Data extract:
/---
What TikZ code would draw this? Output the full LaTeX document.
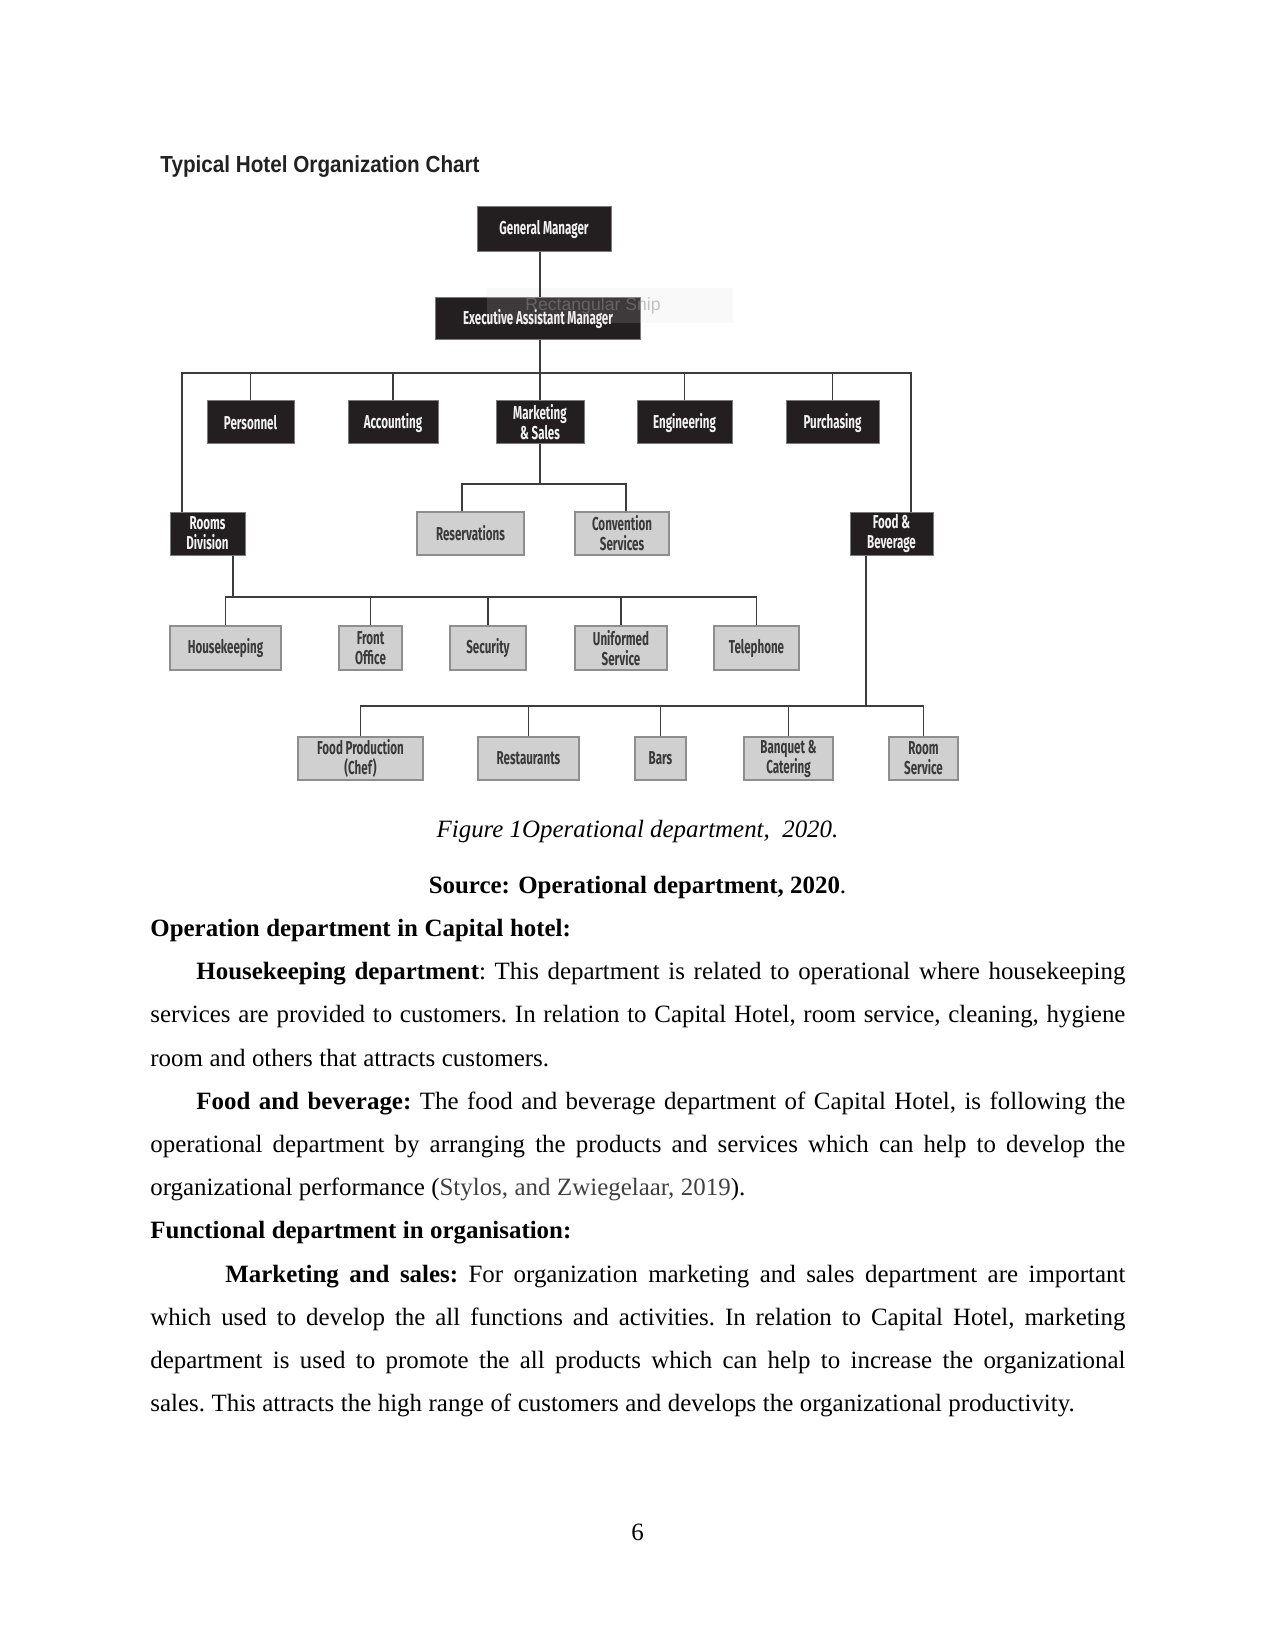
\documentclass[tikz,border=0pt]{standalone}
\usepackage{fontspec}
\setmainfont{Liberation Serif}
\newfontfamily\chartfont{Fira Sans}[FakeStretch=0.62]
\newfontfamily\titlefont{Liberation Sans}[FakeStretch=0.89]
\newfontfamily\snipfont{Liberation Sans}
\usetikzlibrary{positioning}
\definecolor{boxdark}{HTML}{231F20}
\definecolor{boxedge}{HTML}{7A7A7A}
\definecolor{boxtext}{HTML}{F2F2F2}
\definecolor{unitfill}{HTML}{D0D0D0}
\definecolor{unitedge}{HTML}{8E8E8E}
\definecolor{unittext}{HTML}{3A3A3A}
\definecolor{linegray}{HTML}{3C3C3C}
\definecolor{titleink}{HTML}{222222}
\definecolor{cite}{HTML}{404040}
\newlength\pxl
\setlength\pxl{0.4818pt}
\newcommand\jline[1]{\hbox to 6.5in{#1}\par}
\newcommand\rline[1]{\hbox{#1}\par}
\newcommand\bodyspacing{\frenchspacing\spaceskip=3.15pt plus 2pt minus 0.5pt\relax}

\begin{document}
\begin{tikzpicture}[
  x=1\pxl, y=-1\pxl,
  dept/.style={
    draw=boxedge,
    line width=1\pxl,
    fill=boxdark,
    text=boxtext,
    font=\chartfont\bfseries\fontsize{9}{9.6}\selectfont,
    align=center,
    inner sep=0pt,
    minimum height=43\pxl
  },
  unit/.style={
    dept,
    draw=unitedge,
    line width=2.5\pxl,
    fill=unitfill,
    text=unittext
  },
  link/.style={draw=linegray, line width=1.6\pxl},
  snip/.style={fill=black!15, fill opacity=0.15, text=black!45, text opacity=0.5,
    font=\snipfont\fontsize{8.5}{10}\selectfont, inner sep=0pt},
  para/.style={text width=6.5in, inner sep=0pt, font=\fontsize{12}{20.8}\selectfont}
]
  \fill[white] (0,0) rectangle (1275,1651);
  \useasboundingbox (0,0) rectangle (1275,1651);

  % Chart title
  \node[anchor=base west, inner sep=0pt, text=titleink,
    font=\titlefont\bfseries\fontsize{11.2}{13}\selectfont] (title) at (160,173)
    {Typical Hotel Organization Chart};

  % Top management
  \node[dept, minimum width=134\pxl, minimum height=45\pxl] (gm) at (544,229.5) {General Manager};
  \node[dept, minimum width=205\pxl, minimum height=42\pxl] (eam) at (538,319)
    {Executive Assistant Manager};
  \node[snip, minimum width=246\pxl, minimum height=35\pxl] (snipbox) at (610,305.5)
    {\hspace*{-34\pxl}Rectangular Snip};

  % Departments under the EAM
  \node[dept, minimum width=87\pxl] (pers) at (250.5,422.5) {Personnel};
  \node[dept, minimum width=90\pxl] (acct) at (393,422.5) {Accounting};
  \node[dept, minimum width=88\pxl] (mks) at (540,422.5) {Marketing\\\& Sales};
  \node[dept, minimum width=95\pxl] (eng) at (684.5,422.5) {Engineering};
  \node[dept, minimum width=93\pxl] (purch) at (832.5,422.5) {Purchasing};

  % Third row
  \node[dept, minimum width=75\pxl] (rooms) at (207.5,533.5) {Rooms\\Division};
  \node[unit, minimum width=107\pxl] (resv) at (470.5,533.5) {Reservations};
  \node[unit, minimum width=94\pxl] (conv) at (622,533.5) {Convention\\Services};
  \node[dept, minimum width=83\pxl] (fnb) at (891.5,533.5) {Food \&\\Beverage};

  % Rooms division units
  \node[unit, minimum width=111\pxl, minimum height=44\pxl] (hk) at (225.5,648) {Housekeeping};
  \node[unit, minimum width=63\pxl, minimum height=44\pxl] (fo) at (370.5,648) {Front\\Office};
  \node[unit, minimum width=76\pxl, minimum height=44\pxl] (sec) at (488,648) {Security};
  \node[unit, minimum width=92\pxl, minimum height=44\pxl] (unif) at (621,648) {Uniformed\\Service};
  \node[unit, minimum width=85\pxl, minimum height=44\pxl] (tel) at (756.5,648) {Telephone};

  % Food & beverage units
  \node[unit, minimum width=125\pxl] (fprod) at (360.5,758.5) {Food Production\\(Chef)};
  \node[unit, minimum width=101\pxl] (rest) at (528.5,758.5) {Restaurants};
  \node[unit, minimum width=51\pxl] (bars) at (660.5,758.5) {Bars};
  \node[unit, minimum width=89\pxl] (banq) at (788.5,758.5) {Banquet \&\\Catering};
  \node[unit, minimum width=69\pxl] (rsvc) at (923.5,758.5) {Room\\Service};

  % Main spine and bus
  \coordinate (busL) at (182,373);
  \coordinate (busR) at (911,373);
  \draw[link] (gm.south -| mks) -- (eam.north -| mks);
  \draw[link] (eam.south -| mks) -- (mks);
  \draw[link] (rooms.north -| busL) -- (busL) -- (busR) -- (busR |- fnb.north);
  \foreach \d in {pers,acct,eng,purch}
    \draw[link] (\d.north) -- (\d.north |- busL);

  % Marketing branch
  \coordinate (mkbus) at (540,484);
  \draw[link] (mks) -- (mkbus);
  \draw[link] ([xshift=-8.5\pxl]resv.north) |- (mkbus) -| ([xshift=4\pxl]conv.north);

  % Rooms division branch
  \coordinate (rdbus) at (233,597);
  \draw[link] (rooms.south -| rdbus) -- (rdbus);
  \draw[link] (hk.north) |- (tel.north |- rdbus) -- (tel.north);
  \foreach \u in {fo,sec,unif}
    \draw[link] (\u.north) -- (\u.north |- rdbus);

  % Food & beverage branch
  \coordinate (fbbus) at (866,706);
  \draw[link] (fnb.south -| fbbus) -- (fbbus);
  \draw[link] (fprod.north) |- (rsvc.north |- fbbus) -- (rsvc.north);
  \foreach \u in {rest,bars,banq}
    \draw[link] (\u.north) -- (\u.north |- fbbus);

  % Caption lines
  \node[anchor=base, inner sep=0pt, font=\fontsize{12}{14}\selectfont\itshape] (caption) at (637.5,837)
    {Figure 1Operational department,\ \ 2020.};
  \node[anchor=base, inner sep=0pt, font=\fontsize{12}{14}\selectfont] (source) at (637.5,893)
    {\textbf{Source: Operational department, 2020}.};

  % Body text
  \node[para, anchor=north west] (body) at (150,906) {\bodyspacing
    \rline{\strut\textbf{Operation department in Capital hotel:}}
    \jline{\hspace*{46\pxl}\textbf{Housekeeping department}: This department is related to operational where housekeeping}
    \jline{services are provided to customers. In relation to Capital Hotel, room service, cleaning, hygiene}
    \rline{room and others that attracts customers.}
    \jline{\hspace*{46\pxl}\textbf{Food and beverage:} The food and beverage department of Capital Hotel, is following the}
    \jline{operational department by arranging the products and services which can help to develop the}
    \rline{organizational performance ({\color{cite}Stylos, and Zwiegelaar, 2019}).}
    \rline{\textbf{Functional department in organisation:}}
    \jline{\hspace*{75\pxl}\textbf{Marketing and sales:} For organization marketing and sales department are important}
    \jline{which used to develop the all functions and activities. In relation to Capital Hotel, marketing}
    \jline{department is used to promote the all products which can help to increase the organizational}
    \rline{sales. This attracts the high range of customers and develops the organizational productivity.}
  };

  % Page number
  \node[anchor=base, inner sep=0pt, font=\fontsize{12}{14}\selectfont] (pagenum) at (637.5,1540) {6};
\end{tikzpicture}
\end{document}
\---
/---
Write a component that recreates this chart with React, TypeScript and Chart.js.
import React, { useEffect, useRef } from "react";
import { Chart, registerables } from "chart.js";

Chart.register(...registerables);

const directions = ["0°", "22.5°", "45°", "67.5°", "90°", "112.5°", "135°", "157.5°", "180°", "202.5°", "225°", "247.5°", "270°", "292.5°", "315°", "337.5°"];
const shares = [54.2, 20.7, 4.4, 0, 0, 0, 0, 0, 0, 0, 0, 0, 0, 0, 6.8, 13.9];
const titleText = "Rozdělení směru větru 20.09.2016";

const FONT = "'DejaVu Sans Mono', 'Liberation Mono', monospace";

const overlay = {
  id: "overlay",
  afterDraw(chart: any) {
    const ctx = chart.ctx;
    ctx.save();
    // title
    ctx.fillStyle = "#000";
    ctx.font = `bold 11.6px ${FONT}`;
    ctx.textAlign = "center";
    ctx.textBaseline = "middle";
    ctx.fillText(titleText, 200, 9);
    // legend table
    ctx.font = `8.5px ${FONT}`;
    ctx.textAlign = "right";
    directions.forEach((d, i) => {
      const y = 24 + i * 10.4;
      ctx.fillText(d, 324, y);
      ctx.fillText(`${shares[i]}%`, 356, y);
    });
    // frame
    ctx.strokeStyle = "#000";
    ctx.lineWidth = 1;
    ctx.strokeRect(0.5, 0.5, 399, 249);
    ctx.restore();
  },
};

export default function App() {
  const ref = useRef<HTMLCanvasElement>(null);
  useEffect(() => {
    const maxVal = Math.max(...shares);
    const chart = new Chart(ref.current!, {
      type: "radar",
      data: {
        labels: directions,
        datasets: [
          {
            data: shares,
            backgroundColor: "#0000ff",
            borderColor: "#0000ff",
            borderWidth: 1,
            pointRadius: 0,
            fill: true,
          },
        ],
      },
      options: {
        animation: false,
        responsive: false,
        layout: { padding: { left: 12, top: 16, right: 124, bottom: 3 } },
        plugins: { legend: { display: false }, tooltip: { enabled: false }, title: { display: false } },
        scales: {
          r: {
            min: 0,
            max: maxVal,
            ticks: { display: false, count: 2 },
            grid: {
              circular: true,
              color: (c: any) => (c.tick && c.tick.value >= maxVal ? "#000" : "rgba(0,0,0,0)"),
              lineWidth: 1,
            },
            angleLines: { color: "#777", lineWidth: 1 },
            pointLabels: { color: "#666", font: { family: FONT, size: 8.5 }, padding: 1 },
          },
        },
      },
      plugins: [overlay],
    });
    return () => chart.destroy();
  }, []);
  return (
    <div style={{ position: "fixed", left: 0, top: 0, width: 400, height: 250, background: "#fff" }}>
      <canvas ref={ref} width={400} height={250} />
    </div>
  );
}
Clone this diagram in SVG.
\---
/---
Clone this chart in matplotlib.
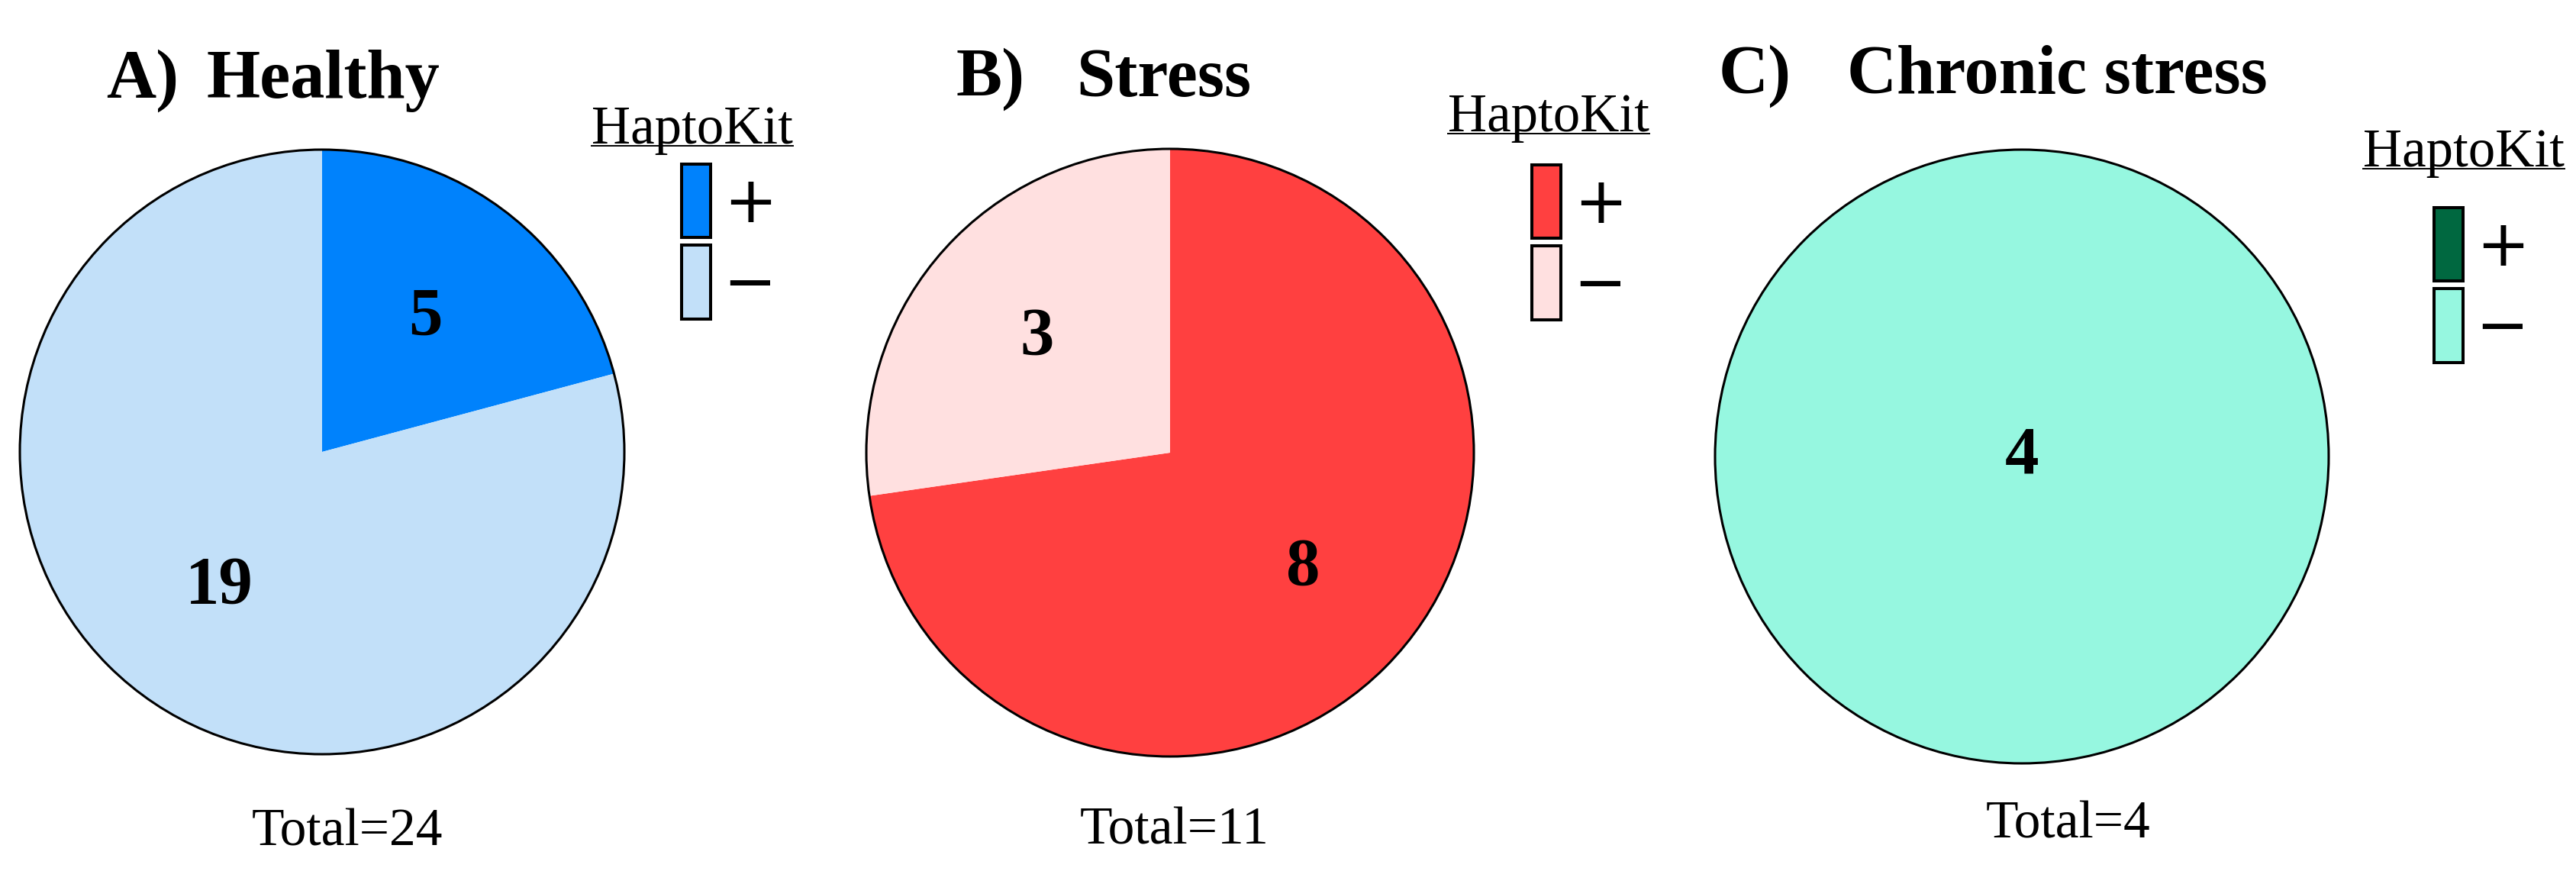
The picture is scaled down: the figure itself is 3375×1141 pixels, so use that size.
\---
Your goal: Quote the data above exactly from the line with "Clone this chart in matplotlib." to the line with "The picture is", both ends counted, and nothing else. Pictures don't go in.

Solution to this exercise:
Clone this chart in matplotlib.
The picture is scaled down: the figure itself is 3375×1141 pixels, so use that size.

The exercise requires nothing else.